::: SUPPLIED INFORMATION :::
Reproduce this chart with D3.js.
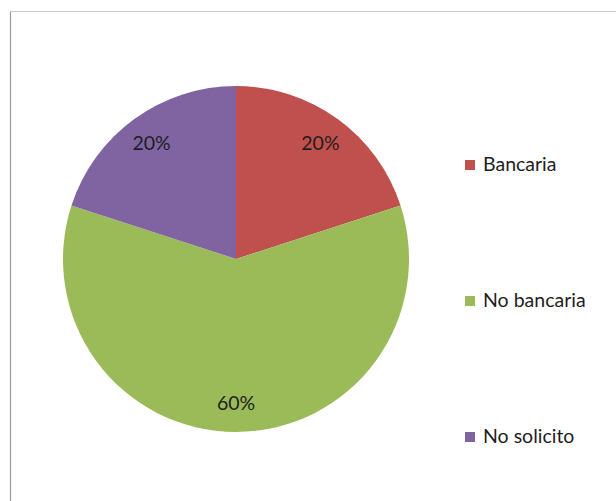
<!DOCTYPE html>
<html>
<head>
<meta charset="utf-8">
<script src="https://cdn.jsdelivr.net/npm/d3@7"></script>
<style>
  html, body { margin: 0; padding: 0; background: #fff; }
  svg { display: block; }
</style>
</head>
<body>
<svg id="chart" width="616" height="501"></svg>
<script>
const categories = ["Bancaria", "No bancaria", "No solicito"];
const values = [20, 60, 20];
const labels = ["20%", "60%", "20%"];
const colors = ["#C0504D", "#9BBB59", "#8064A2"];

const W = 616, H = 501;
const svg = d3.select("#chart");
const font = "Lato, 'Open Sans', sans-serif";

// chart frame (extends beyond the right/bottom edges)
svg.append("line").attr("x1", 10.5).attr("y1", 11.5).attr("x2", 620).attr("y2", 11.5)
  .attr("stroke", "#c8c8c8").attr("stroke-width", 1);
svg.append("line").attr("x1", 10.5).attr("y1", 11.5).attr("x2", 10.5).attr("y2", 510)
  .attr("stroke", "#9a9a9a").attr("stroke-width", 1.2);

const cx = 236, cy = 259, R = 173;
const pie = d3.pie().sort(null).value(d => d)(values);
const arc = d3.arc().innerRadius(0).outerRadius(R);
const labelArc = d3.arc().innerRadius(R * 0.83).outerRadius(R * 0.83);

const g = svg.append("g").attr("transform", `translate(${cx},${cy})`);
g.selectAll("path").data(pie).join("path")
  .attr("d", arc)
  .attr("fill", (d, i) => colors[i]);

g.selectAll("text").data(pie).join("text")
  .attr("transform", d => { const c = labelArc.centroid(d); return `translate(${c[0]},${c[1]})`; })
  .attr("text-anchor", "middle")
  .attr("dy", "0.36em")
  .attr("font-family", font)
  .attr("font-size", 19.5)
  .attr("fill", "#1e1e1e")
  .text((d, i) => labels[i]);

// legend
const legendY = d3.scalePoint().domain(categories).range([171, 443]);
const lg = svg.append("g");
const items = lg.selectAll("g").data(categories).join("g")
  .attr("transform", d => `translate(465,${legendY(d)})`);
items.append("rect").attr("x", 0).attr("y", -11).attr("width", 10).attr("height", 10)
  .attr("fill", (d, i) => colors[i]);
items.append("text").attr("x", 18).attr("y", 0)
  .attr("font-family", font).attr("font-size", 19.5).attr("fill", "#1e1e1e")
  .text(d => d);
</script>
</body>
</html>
:::
GOAL OF THE EXERCISE. Output the data above without changes, apart from leaving out the pictures.

WRITTEN RESPONSE.
Reproduce this chart with D3.js.
<!DOCTYPE html>
<html>
<head>
<meta charset="utf-8">
<script src="https://cdn.jsdelivr.net/npm/d3@7"></script>
<style>
  html, body { margin: 0; padding: 0; background: #fff; }
  svg { display: block; }
</style>
</head>
<body>
<svg id="chart" width="616" height="501"></svg>
<script>
const categories = ["Bancaria", "No bancaria", "No solicito"];
const values = [20, 60, 20];
const labels = ["20%", "60%", "20%"];
const colors = ["#C0504D", "#9BBB59", "#8064A2"];

const W = 616, H = 501;
const svg = d3.select("#chart");
const font = "Lato, 'Open Sans', sans-serif";

// chart frame (extends beyond the right/bottom edges)
svg.append("line").attr("x1", 10.5).attr("y1", 11.5).attr("x2", 620).attr("y2", 11.5)
  .attr("stroke", "#c8c8c8").attr("stroke-width", 1);
svg.append("line").attr("x1", 10.5).attr("y1", 11.5).attr("x2", 10.5).attr("y2", 510)
  .attr("stroke", "#9a9a9a").attr("stroke-width", 1.2);

const cx = 236, cy = 259, R = 173;
const pie = d3.pie().sort(null).value(d => d)(values);
const arc = d3.arc().innerRadius(0).outerRadius(R);
const labelArc = d3.arc().innerRadius(R * 0.83).outerRadius(R * 0.83);

const g = svg.append("g").attr("transform", `translate(${cx},${cy})`);
g.selectAll("path").data(pie).join("path")
  .attr("d", arc)
  .attr("fill", (d, i) => colors[i]);

g.selectAll("text").data(pie).join("text")
  .attr("transform", d => { const c = labelArc.centroid(d); return `translate(${c[0]},${c[1]})`; })
  .attr("text-anchor", "middle")
  .attr("dy", "0.36em")
  .attr("font-family", font)
  .attr("font-size", 19.5)
  .attr("fill", "#1e1e1e")
  .text((d, i) => labels[i]);

// legend
const legendY = d3.scalePoint().domain(categories).range([171, 443]);
const lg = svg.append("g");
const items = lg.selectAll("g").data(categories).join("g")
  .attr("transform", d => `translate(465,${legendY(d)})`);
items.append("rect").attr("x", 0).attr("y", -11).attr("width", 10).attr("height", 10)
  .attr("fill", (d, i) => colors[i]);
items.append("text").attr("x", 18).attr("y", 0)
  .attr("font-family", font).attr("font-size", 19.5).attr("fill", "#1e1e1e")
  .text(d => d);
</script>
</body>
</html>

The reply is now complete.